9) Primal Scream – Screamadelica (1991)
Deve haver ainda muita gente convencida de que Screamadelica é onde tudo começou para os Primal Scream. Estarão enganados, sobretudo por este ser o seu terceiro longa duração. No entanto, on the other hand, absolutamente certos, uma vez que é este o disco que faz deles uma banda verdadeiramente importante e com lugar garantido na história da música no século XX. Li algures, há muito tempo, que este terá sido um dos álbuns produzidos com maior quantidade de drogas à mistura, e esse facto não é de admirar quando o ouvimos. Todo o disco é uma alucinação, um encantamento sublime, um delírio «ecstasiano» feito para abrir as mentes de todos os seus ouvintes. Apesar de muitos considerarem Screamadelica um disco de dança, uma boa parte dele é calmo, de uma tranquilidade absoluta, uma espécie de céu divinamente estrelado e acolhedor. Highs and lows, como o efeito da droga que esteve na base da sua feitura… Um dos meus maiores desgostos em termos de concertos é não os ter visto nos shows da digressão do disco. Nem quando saiu, nem mesmo quando da tour de comemoração dos 20 anos do seu lançamento. Como foi isso possível? Não sei, e é melhor desviar a ideia dessa trágica realidade. Ouvir canções como «Movin’ On Up» ou «Loaded», que em muito redefiniram o percurso musical da banda, continua a ser uma festa para os sentidos, estejam eles afetados por certas substâncias menos próprias ou num estado de pureza imaculada. Aquele fundo encarnado e aquele sol pincelado de olhos grandes estará para sempre tatuado no meu imaginário musical.
10) Radiohead – OK Computer (1997)
Para muitos, este foi um dos últimos grandes discos do século passado. Para mim também. Os Radiohead passaram de um modo indie para outro patamar difícil de classificar. Há até quem considere OK Computer um álbum prog, na sua essência. Além das classificações possíveis, o que interessa é dizer que este terceiro trabalho de Thom Yorke e companhia mostrou uma outra face musical da banda, até então perfeitamente desconhecida. Por entre ruídos e paisagens sonoras deslumbrantes moram canções de finíssima estampa, melodiosas e algo experimentais ao mesmo tempo.

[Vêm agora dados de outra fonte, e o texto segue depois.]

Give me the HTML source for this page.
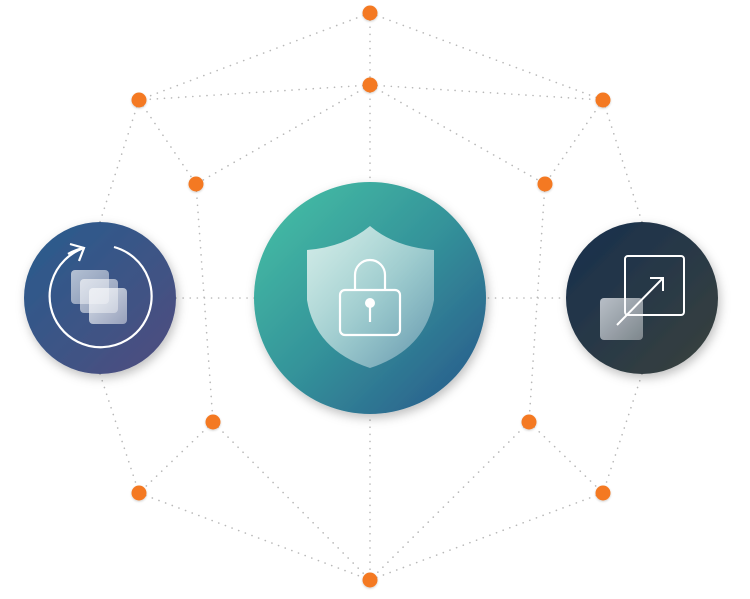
<!DOCTYPE html>
<html><head><style>html,body{margin:0;padding:0;background:#fff;}svg{display:block}</style></head>
<body>
<svg width="750" height="599" viewBox="0 0 750 599" xmlns="http://www.w3.org/2000/svg">
<defs>
<linearGradient id="gc" x1="0" y1="0" x2="1" y2="1"><stop offset="0" stop-color="#48c4a6"/><stop offset="0.5" stop-color="#34939a"/><stop offset="1" stop-color="#28548a"/></linearGradient>
<linearGradient id="gl" x1="0" y1="0" x2="1" y2="1"><stop offset="0" stop-color="#275d8e"/><stop offset="1" stop-color="#504c7e"/></linearGradient>
<linearGradient id="gr" x1="0" y1="0" x2="1" y2="1"><stop offset="0" stop-color="#172f4e"/><stop offset="1" stop-color="#3a423e"/></linearGradient>
<linearGradient id="gs" x1="0" y1="0" x2="1" y2="1"><stop offset="0" stop-color="#e4f2f0" stop-opacity="0.9"/><stop offset="1" stop-color="#ffffff" stop-opacity="0.25"/></linearGradient>
<linearGradient id="gq" x1="0" y1="0" x2="1" y2="1"><stop offset="0" stop-color="#f0f2f6" stop-opacity="0.85"/><stop offset="1" stop-color="#ffffff" stop-opacity="0.45"/></linearGradient>
<filter id="sh" x="-30%" y="-30%" width="160%" height="160%"><feDropShadow dx="2" dy="4" stdDeviation="5" flood-color="#000" flood-opacity="0.25"/></filter>
<filter id="ds"><feDropShadow dx="0" dy="1" stdDeviation="1" flood-color="#000" flood-opacity="0.2"/></filter>
</defs>
<g stroke="#b8b8b8" stroke-width="1.6" stroke-dasharray="0.1 7" stroke-linecap="round" fill="none">
<path d="M370 13L139 100M370 13L603 100M370 13V85M370 85L139 100M370 85L603 100M370 85L196 184M370 85L545 184M139 100L196 184M603 100L545 184M139 100L100 222M603 100L642 222M196 184L213 422M545 184L529 422M176 298H566M370 85V182M370 413V580M100 374L139 493M642 374L603 493M213 422L139 493M213 422L370 580M529 422L603 493M529 422L370 580M139 493L370 580M603 493L370 580"/>
</g>
<circle cx="100" cy="298" r="76" fill="url(#gl)" filter="url(#sh)"/>
<circle cx="370" cy="298" r="116" fill="url(#gc)" filter="url(#sh)"/>
<circle cx="642" cy="298" r="76" fill="url(#gr)" filter="url(#sh)"/>
<!-- left icon -->
<g stroke="#fff" stroke-width="2.2" fill="none">
<path d="M114 247 A51 51 0 1 1 84 248"/>
<path d="M68 254 A51 51 0 0 1 84 248"/>
<path d="M70 244L84 248L79 261"/>
</g>
<rect x="71" y="270" width="38" height="34" rx="4" fill="url(#gq)" opacity="0.8"/>
<rect x="80" y="279" width="38" height="34" rx="4" fill="url(#gq)" opacity="0.85"/>
<rect x="89" y="288" width="38" height="36" rx="4" fill="url(#gq)"/>
<!-- shield -->
<path d="M370 226 Q345 247 307 250 L307 300 Q315 350 370 368 Q425 350 434 300 L434 250 Q395 247 370 226Z" fill="url(#gs)"/>
<g stroke="#fff" stroke-width="2.2" fill="none">
<path d="M355 290V275A15 15 0 0 1 385 275V290"/>
<rect x="340" y="290" width="60" height="45" rx="5"/>
<line x1="370" y1="305" x2="370" y2="322"/>
</g>
<circle cx="370" cy="303" r="5" fill="#fff"/>
<!-- right icon -->
<rect x="625" y="256" width="59" height="59" rx="3" fill="none" stroke="#fff" stroke-width="2"/>
<rect x="600" y="298" width="43" height="42" rx="4" fill="url(#gq)" opacity="0.85"/>
<g stroke="#fff" stroke-width="2" fill="none"><line x1="617" y1="325" x2="663" y2="278"/><path d="M650 278H663V291"/></g>
<g fill="#f47920" filter="url(#ds)">
<circle cx="370" cy="13" r="7.5"/><circle cx="370" cy="85" r="7.5"/><circle cx="139" cy="100" r="7.5"/><circle cx="603" cy="100" r="7.5"/><circle cx="196" cy="184" r="7.5"/><circle cx="545" cy="184" r="7.5"/><circle cx="213" cy="422" r="7.5"/><circle cx="529" cy="422" r="7.5"/><circle cx="139" cy="493" r="7.5"/><circle cx="603" cy="493" r="7.5"/><circle cx="370" cy="580" r="7.5"/>
</g>
</svg>
</body></html>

Os casos de «Karma Police» e de «No Surprises» são bem emblemáticos do que digo. Mas há ainda «Exit Music (For a Film)» e «Paranoid Android», por exemplo, que fazem deste OK Computer uma festa para os nossos sentidos. Destaco, finalmente, a canção «Lucky» por ter sido importantíssima para a feitura de todo o disco. A pedido de Brian Eno, durante a tour de The Bends, a banda gravou uma canção para um álbum de cariz humanitário. A canção foi a anteriormente referida, que veio a dar o tom certo para a gravação de OK Computer. Na verdade, e a partir daí, os Radiohead não pararam de surpreender o seu público, e nos passos seguintes voltaram a mudar de rumo. Fizeram-no sempre de forma competente e dedicada, sendo Kid A, na minha opinião, outro disco de exceção, no entanto nunca mais igualaram esse seu «difficult third album» que lhes conferiu, aliás, a entrada numa escala planetária de quase divinização. O que mais me agrada no disco é o seu sentido melancólico, enfatizando uma linguagem atmosférica de enorme sensibilidade. Tudo isso sem alarmes nem surpresas.
Pronto! Eis-nos chegados ao fim de mais um texto. Gostaria agora que o leitor se lançasse numa pessoalíssima discussão interna sobre tudo isto e que chegasse por si mesmo às conclusões que certamente surgirão sobre este assunto. Ou que, então, descobrindo aqui atalhos para o conhecimento de alguns dos discos mencionados, partisse à aventura de os descobrir. É isso que importa. Isso, e a música. Sempre!
* nota final de rodapé: foi dura, a escolha, e fica sempre um certo sabor amargo por alguns discos que ficaram fora desta lista. Assim, bubbling under, ficaram estes três maravilhosos álbuns que não quereria deixar de mencionar: Kate Bush, Never For Ever (1980); New Musik, Warp (1982); Cornershop, When I Was Born for the Seventh Time (1997). Agora, sim, fico menos angustiado.